_EXERCISE DESCRIPTION:_ Output the data word for word, dropping every image.

_DATASET EXTRACT:_
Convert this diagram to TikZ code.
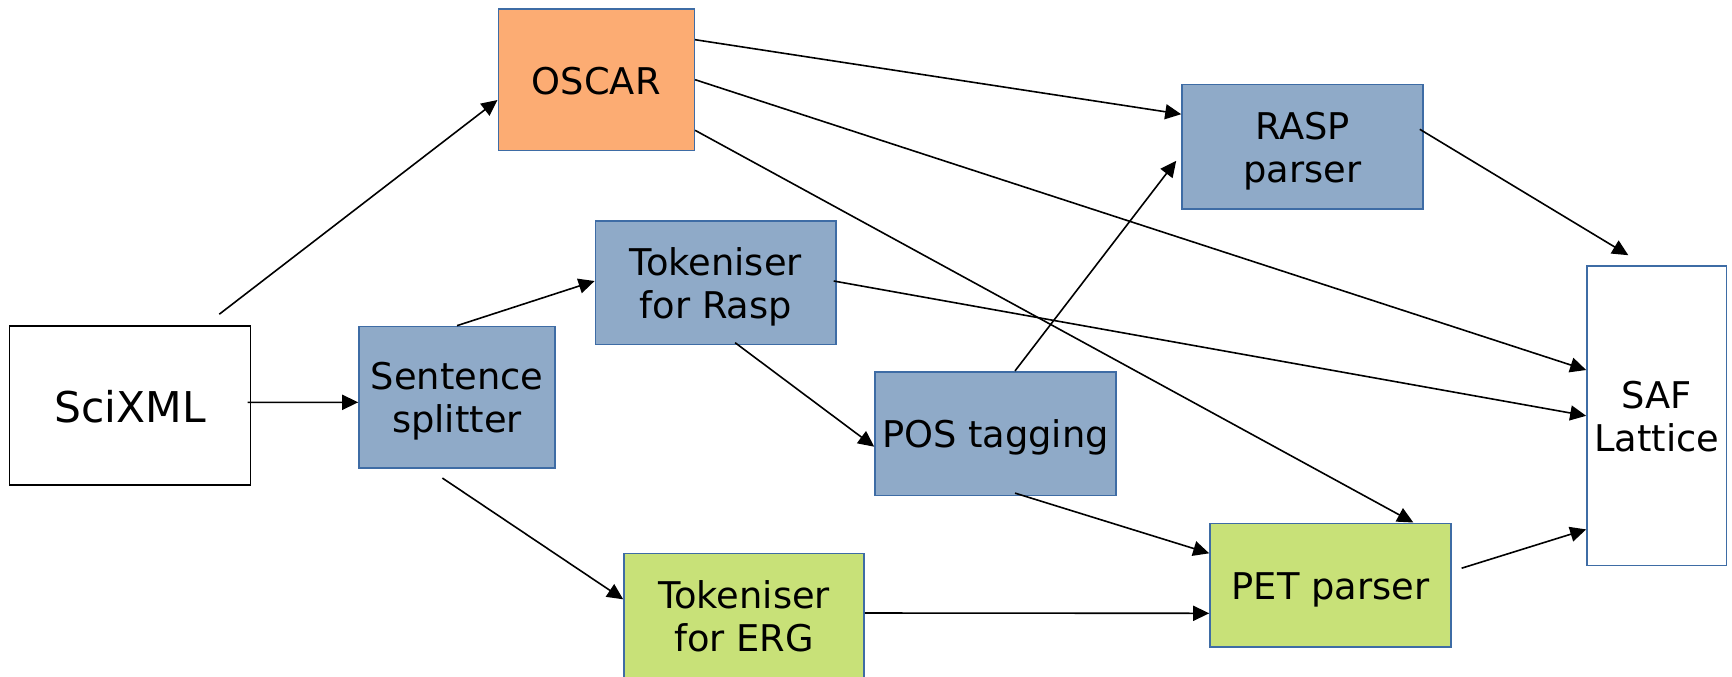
\documentclass[tikz,border=0pt]{standalone}
\usepackage{fontspec}
\setmainfont{DejaVu Sans}
\usetikzlibrary{arrows.meta}
\definecolor{orangefill}{RGB}{252,172,115}
\definecolor{bluefill}{RGB}{143,170,200}
\definecolor{greenfill}{RGB}{200,225,120}
\definecolor{boxedge}{RGB}{62,108,165}
% every text line gets the same ascent and descent, so blocks centre on line boxes
\newcommand{\linestrut}{\rule[-3.5pt]{0pt}{21.5pt}}
\newcommand{\bigstrut}{\rule[-4pt]{0pt}{25pt}}
\begin{document}
\begin{tikzpicture}[x=0.5pt,y=-0.5pt,
  box/.style={draw=boxedge, line width=0.8pt, inner sep=0pt, align=center,
    font=\fontsize{18.4}{21.5}\selectfont},
  orangebox/.style={box, fill=orangefill},
  bluebox/.style={box, fill=bluefill},
  greenbox/.style={box, fill=greenfill},
  whitebox/.style={box, fill=white},
  flow/.style={-{Triangle[length=8pt,width=7.5pt]}, line width=0.8pt, black}]
\useasboundingbox (0,0) rectangle (1732,676);

% processing stages
\node[whitebox, draw=black, minimum width=120.5pt, minimum height=79.5pt,
      font=\fontsize{21.2}{25}\selectfont] (sci) at (130,405.5) {\bigstrut SciXML};
\node[bluebox, minimum width=98pt, minimum height=70.75pt] (sent) at (457,397.2)
  {\linestrut Sentence\\\linestrut splitter};
\node[orangebox, minimum width=98pt, minimum height=70.65pt] (oscar) at (596.3,79.7)
  {\linestrut OSCAR};
\node[bluebox, minimum width=120.4pt, minimum height=61.9pt] (tokr) at (715.8,282.6)
  {\linestrut Tokeniser\\\linestrut for Rasp};
\node[greenbox, minimum width=120pt, minimum height=62pt] (toke) at (744,615.5)
  {\linestrut Tokeniser\\\linestrut for ERG};
\node[bluebox, minimum width=120.5pt, minimum height=62.1pt] (rasp) at (1302.5,146.6)
  {\linestrut RASP\\\linestrut parser};
\node[bluebox, minimum width=120.35pt, minimum height=61.8pt] (pos) at (995.4,433.5)
  {\linestrut POS tagging};
\node[greenbox, minimum width=120.5pt, minimum height=61.7pt] (pet) at (1330.5,585)
  {\linestrut PET parser};
\node[whitebox, minimum width=69.85pt, minimum height=149.8pt] (saf) at (1656.8,415.8)
  {\linestrut SAF\\\linestrut Lattice};

% data flow
\draw[flow] ([shift={(89.3,-11)}]sci.north) -- ([shift={(0,20.3)}]oscar.west);
\draw[flow] ([shift={(-3.8,-3.2)}]sci.east) -- ([shift={(0,5.1)}]sent.west);
\draw[flow] (sent.north) -- ([shift={(0,-1.6)}]tokr.west);
\draw[flow] ([shift={(-14.6,9.3)}]sent.south) -- ([shift={(0,-16.2)}]toke.west);
\draw[flow] ([shift={(19.3,-2.6)}]tokr.south) -- ([shift={(0,13.2)}]pos.west);
\draw[flow] ([shift={(-3.3,-1.6)}]tokr.east) -- (saf.west);
\draw[flow] ([shift={(0,-40)}]oscar.east) -- ([shift={(0,-32.4)}]rasp.west);
\draw[flow] (oscar.east) -- ([shift={(0,-45.8)}]saf.west);
\draw[flow] ([shift={(0,50.6)}]oscar.east) -- ([shift={(82.8,0)}]pet.north);
\draw[flow] ([shift={(19.6,0)}]pos.north) -- ([shift={(-5,14.2)}]rasp.west);
\draw[flow] ([shift={(19.6,-3)}]pos.south) -- ([shift={(0,-31.7)}]pet.west);
\draw[flow] ([shift={(0,-2.5)}]toke.east) -- ([shift={(0,28.3)}]pet.west);
\draw[flow] ([shift={(-4,-17.3)}]rasp.east) -- ([shift={(-28.5,-10)}]saf.north);
\draw[flow] ([shift={(9.8,-16.8)}]pet.east) -- ([shift={(0,113.6)}]saf.west);
\end{tikzpicture}
\end{document}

_WRITTEN RESPONSE:_
Convert this diagram to TikZ code.
\documentclass[tikz,border=0pt]{standalone}
\usepackage{fontspec}
\setmainfont{DejaVu Sans}
\usetikzlibrary{arrows.meta}
\definecolor{orangefill}{RGB}{252,172,115}
\definecolor{bluefill}{RGB}{143,170,200}
\definecolor{greenfill}{RGB}{200,225,120}
\definecolor{boxedge}{RGB}{62,108,165}
% every text line gets the same ascent and descent, so blocks centre on line boxes
\newcommand{\linestrut}{\rule[-3.5pt]{0pt}{21.5pt}}
\newcommand{\bigstrut}{\rule[-4pt]{0pt}{25pt}}
\begin{document}
\begin{tikzpicture}[x=0.5pt,y=-0.5pt,
  box/.style={draw=boxedge, line width=0.8pt, inner sep=0pt, align=center,
    font=\fontsize{18.4}{21.5}\selectfont},
  orangebox/.style={box, fill=orangefill},
  bluebox/.style={box, fill=bluefill},
  greenbox/.style={box, fill=greenfill},
  whitebox/.style={box, fill=white},
  flow/.style={-{Triangle[length=8pt,width=7.5pt]}, line width=0.8pt, black}]
\useasboundingbox (0,0) rectangle (1732,676);

% processing stages
\node[whitebox, draw=black, minimum width=120.5pt, minimum height=79.5pt,
      font=\fontsize{21.2}{25}\selectfont] (sci) at (130,405.5) {\bigstrut SciXML};
\node[bluebox, minimum width=98pt, minimum height=70.75pt] (sent) at (457,397.2)
  {\linestrut Sentence\\\linestrut splitter};
\node[orangebox, minimum width=98pt, minimum height=70.65pt] (oscar) at (596.3,79.7)
  {\linestrut OSCAR};
\node[bluebox, minimum width=120.4pt, minimum height=61.9pt] (tokr) at (715.8,282.6)
  {\linestrut Tokeniser\\\linestrut for Rasp};
\node[greenbox, minimum width=120pt, minimum height=62pt] (toke) at (744,615.5)
  {\linestrut Tokeniser\\\linestrut for ERG};
\node[bluebox, minimum width=120.5pt, minimum height=62.1pt] (rasp) at (1302.5,146.6)
  {\linestrut RASP\\\linestrut parser};
\node[bluebox, minimum width=120.35pt, minimum height=61.8pt] (pos) at (995.4,433.5)
  {\linestrut POS tagging};
\node[greenbox, minimum width=120.5pt, minimum height=61.7pt] (pet) at (1330.5,585)
  {\linestrut PET parser};
\node[whitebox, minimum width=69.85pt, minimum height=149.8pt] (saf) at (1656.8,415.8)
  {\linestrut SAF\\\linestrut Lattice};

% data flow
\draw[flow] ([shift={(89.3,-11)}]sci.north) -- ([shift={(0,20.3)}]oscar.west);
\draw[flow] ([shift={(-3.8,-3.2)}]sci.east) -- ([shift={(0,5.1)}]sent.west);
\draw[flow] (sent.north) -- ([shift={(0,-1.6)}]tokr.west);
\draw[flow] ([shift={(-14.6,9.3)}]sent.south) -- ([shift={(0,-16.2)}]toke.west);
\draw[flow] ([shift={(19.3,-2.6)}]tokr.south) -- ([shift={(0,13.2)}]pos.west);
\draw[flow] ([shift={(-3.3,-1.6)}]tokr.east) -- (saf.west);
\draw[flow] ([shift={(0,-40)}]oscar.east) -- ([shift={(0,-32.4)}]rasp.west);
\draw[flow] (oscar.east) -- ([shift={(0,-45.8)}]saf.west);
\draw[flow] ([shift={(0,50.6)}]oscar.east) -- ([shift={(82.8,0)}]pet.north);
\draw[flow] ([shift={(19.6,0)}]pos.north) -- ([shift={(-5,14.2)}]rasp.west);
\draw[flow] ([shift={(19.6,-3)}]pos.south) -- ([shift={(0,-31.7)}]pet.west);
\draw[flow] ([shift={(0,-2.5)}]toke.east) -- ([shift={(0,28.3)}]pet.west);
\draw[flow] ([shift={(-4,-17.3)}]rasp.east) -- ([shift={(-28.5,-10)}]saf.north);
\draw[flow] ([shift={(9.8,-16.8)}]pet.east) -- ([shift={(0,113.6)}]saf.west);
\end{tikzpicture}
\end{document}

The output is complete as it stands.